Wednesday, June 5, 2013

IMF to admit mistakes with Greece, but what about Ireland, Portugal, Cyprus and Spain?

The Guardian, following on the initial report in the Wall Street Journal, says that the IMF is going to admit to numerous mistakes that it made and contributed to in the handling of Greece's financial crisis.

The IMF will disclose that its biggest mistake was not requiring the original creditors (also known as the banks) to absorb losses at the beginning of the debt crisis.

The IMF is going to say that the primary beneficiaries of the mistaken strategy pursued in Greece were the creditor banks.

Imagine that.

Who could have guessed that the creditor banks would have been the beneficiary of Greece destroying its social contract?

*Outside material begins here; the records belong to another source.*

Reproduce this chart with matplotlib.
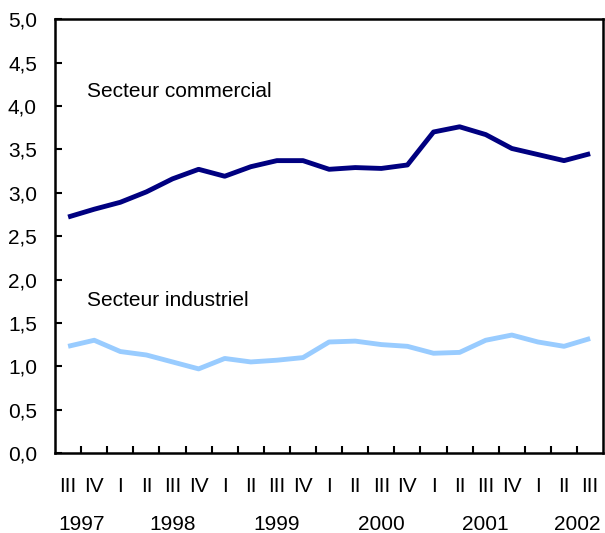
import matplotlib.pyplot as plt
import numpy as np

plt.rcParams['font.family'] = ['Liberation Sans', 'DejaVu Sans']

quarters = ['III', 'IV', 'I', 'II', 'III', 'IV', 'I', 'II', 'III', 'IV', 'I',
            'II', 'III', 'IV', 'I', 'II', 'III', 'IV', 'I', 'II', 'III']
years = ['1997', '1998', '1999', '2000', '2001', '2002']
year_pos = [0.5, 4, 8, 12, 16, 19.5]

commercial = [2.72, 2.81, 2.89, 3.01, 3.16, 3.27, 3.19, 3.30, 3.37, 3.37, 3.27,
              3.29, 3.28, 3.32, 3.70, 3.76, 3.67, 3.51, 3.44, 3.37, 3.45]
industriel = [1.23, 1.30, 1.17, 1.13, 1.05, 0.97, 1.09, 1.05, 1.07, 1.10, 1.28,
              1.29, 1.25, 1.23, 1.15, 1.16, 1.30, 1.36, 1.28, 1.23, 1.32]

x = np.arange(len(quarters))

fig = plt.figure(figsize=(6.05, 5.33), dpi=100)
ax = fig.add_axes([0.091, 0.150, 0.906, 0.814])

ax.plot(x, commercial, color='#000080', lw=3.5, solid_capstyle='butt')
ax.plot(x, industriel, color='#99ccff', lw=3.5, solid_capstyle='butt')

ax.text(0.73, 4.17, 'Secteur commercial', fontsize=15, ha='left', va='center')
ax.text(0.73, 1.76, 'Secteur industriel', fontsize=15, ha='left', va='center')

ax.set_xlim(-0.5, len(quarters) - 0.5)
ax.set_ylim(0, 5)
yt = np.arange(0, 5.01, 0.5)
ax.set_yticks(yt)
ax.set_yticklabels([f'{v:.1f}'.replace('.', ',') for v in yt], fontsize=15)
ax.tick_params(axis='y', direction='in', length=5, width=1.5, pad=13)

ax.set_xticks(x)
ax.set_xticklabels(quarters, fontsize=15)
ax.tick_params(axis='x', which='major', length=0, pad=17)
ax.set_xticks(np.arange(0.5, len(quarters) - 1, 1), minor=True)
ax.tick_params(axis='x', which='minor', direction='in', length=5, width=1.5)

for yr, p in zip(years, year_pos):
    ax.text(p, -0.165, yr, transform=ax.get_xaxis_transform(), fontsize=15,
            ha='center', va='center')

for s in ax.spines.values():
    s.set_linewidth(1.8)

fig.savefig('out.png', dpi=100)
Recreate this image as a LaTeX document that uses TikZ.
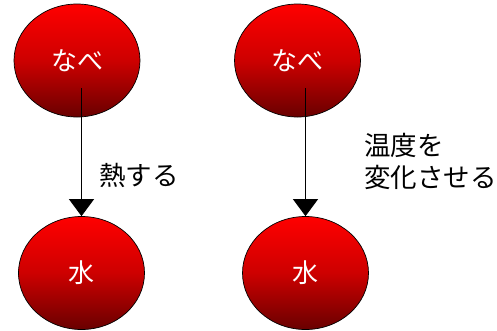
\documentclass[tikz,border=0pt]{standalone}
\usepackage{fontspec}
\setmainfont{Noto Sans CJK JP}
\usetikzlibrary{arrows.meta,shapes.geometric}
\definecolor{darkred2}{RGB}{105,0,0}
\tikzset{
  ball/.style={ellipse, draw=black, line width=0.7bp, top color=red, bottom color=darkred2, middle color={rgb,255:red,205;green,0;blue,0}, minimum width=126bp, minimum height=113bp, inner sep=0pt, text=white, font=\fontsize{26bp}{30bp}\selectfont},
  lbl/.style={font=\fontsize{26.5bp}{32bp}\selectfont, align=left, inner sep=0pt, text=black},
  arr/.style={line width=0.9bp, -{Triangle[width=25bp,length=17bp]}, shorten >=0pt}
}
\begin{document}
\begin{tikzpicture}[x=1bp,y=-1bp]
\useasboundingbox (0,0) rectangle (497,330);
\node[ball] (n1) at (77,60.5) {なべ};
\node[ball] (w1) at (81.5,273) {水};
\node[ball] (n2) at (297.5,60.5) {なべ};
\node[ball] (w2) at (305.5,273) {水};
\coordinate (s1) at (81.5,88);
\coordinate (s2) at (305.5,88);
\draw[arr] (s1) -- (w1.north);
\draw[arr] (s2) -- (w2.north);
\node[lbl, anchor=west] (l1) at (99,175) {熱する};
\node[lbl, anchor=west] (l2) at (364,161) {温度を\\変化させる};
\end{tikzpicture}
\end{document}
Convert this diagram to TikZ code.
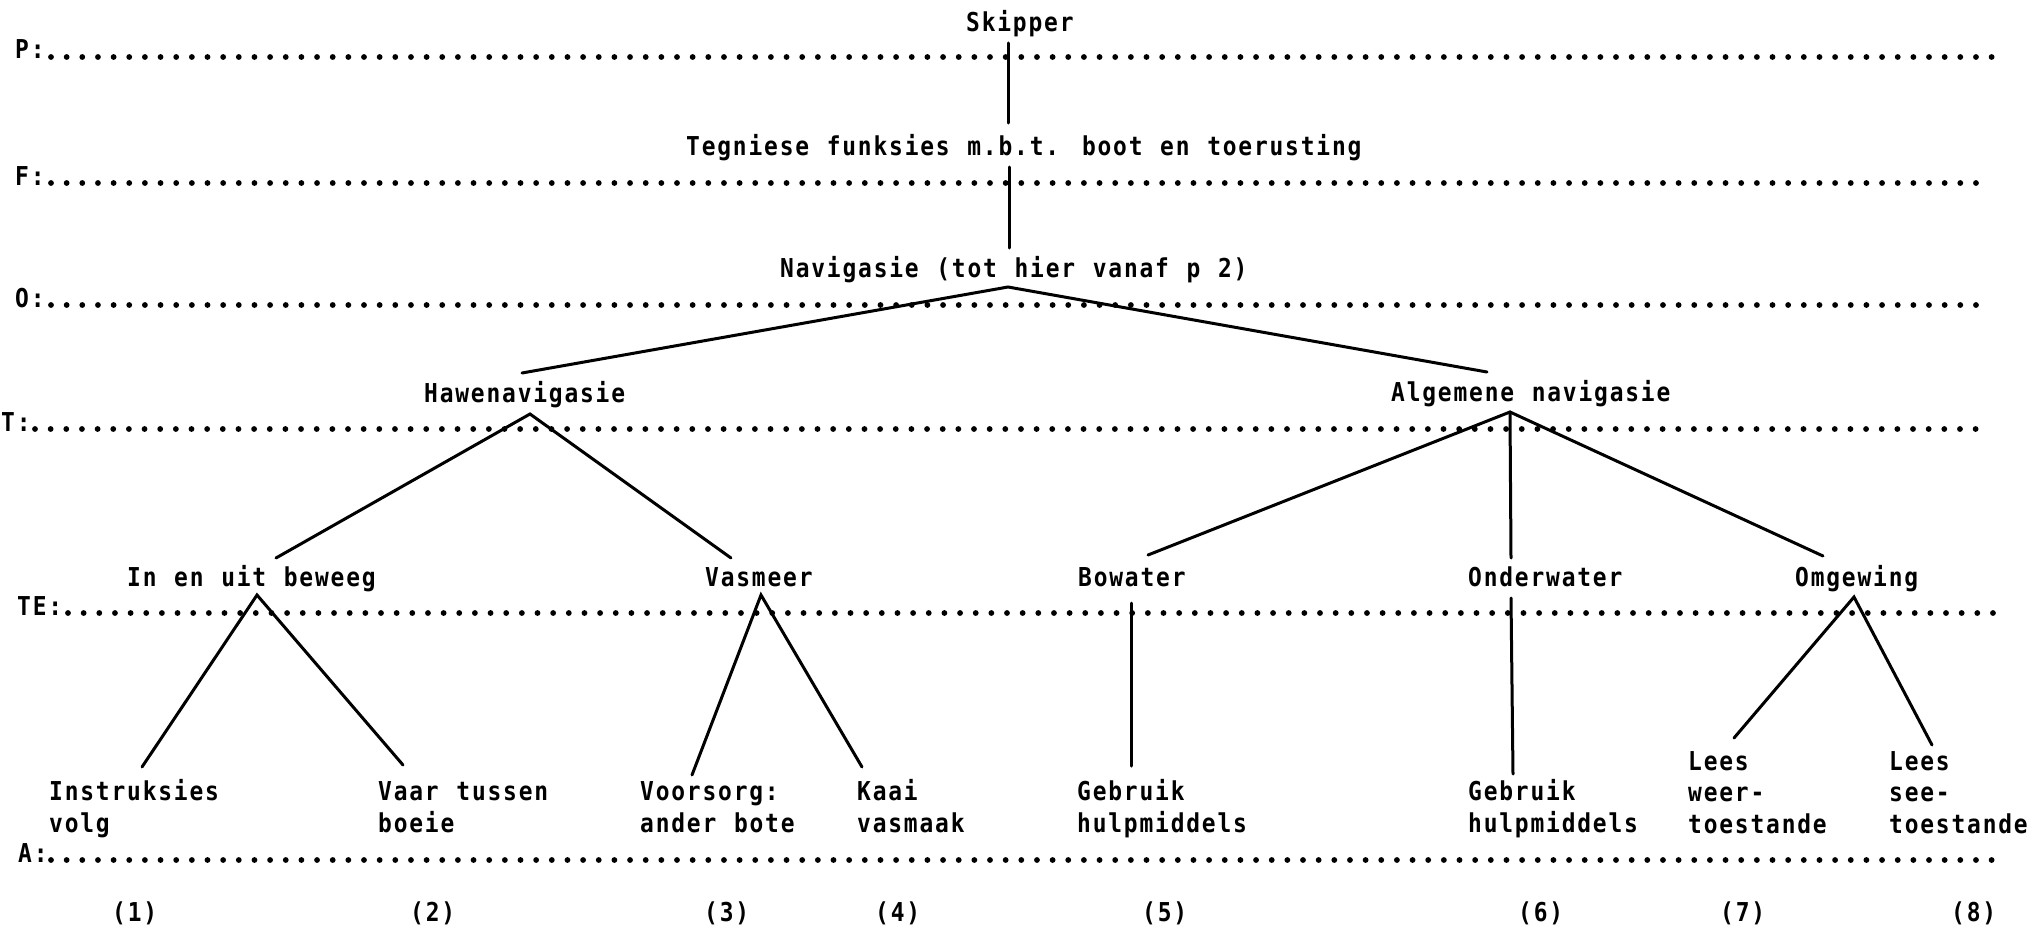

Regular readers will recall that following the advice of the bankers, global policymakers and financial regulators adopted the Japanese Model under which bank book capital levels and banker bonuses were protected at all costs.  Not having the banks take losses at the beginning of the financial crisis was the direct result of this policy.

As predicted by your humble blogger, the result of protecting the banks and banker bonuses was to put the burden of the excess debt on the real economy with the result being a downward spiraling economy and an end to the social contract.

As the IMF is admitting to mistakes in handling Greece, will it also admit that the same fundamentally flawed strategy was used in Ireland, Portugal and Spain to the detriment of these countries' real economies and social contracts?

The authoritative Kathimerini newspaper said the report identified a number of "mistakes" including the failure of creditors to agree to a restructuring of Greece's debt burden earlier – a failure that had had a disastrous effect on its macro-economic assumptions. 
"From what we understand the IMF singles out the EU for criticism in its handling of the problem more than anything else," said one well-placed official at the Greek finance ministry. 
"But acknowledgement of these mistakes will help us. It has already helped cut some slack and it will help us get what we really need which is a haircut on our debt next year."
Please re-read the highlighted text as it is an explicit statement that the problem of excess debt in the financial system did not go away as a result of pursuing the Japanese Model for the last 5 years.  There are still losses to be taken.

One of the reasons that the IMF is apologizing is it realizes that it will have to absorb the losses and it gets its funding from taxpayers.  Effectively, the IMF oversaw a program that transferred losses from private balance sheets, the banks, to the taxpayers.

Please note that before the IMF engaged in the program it is now apologizing for, individuals, like your humble blogger, were saying that the program would not work and the only beneficiaries would be the banks.

For this reason, a simple apology is not enough.

At a minimum, 100% of the IMF's pension assets should be given to the poor in Greece with recognition by the IMF that giving up its retirement assets and the right to replace them is the least the IMF can do for the pain and suffering it has caused.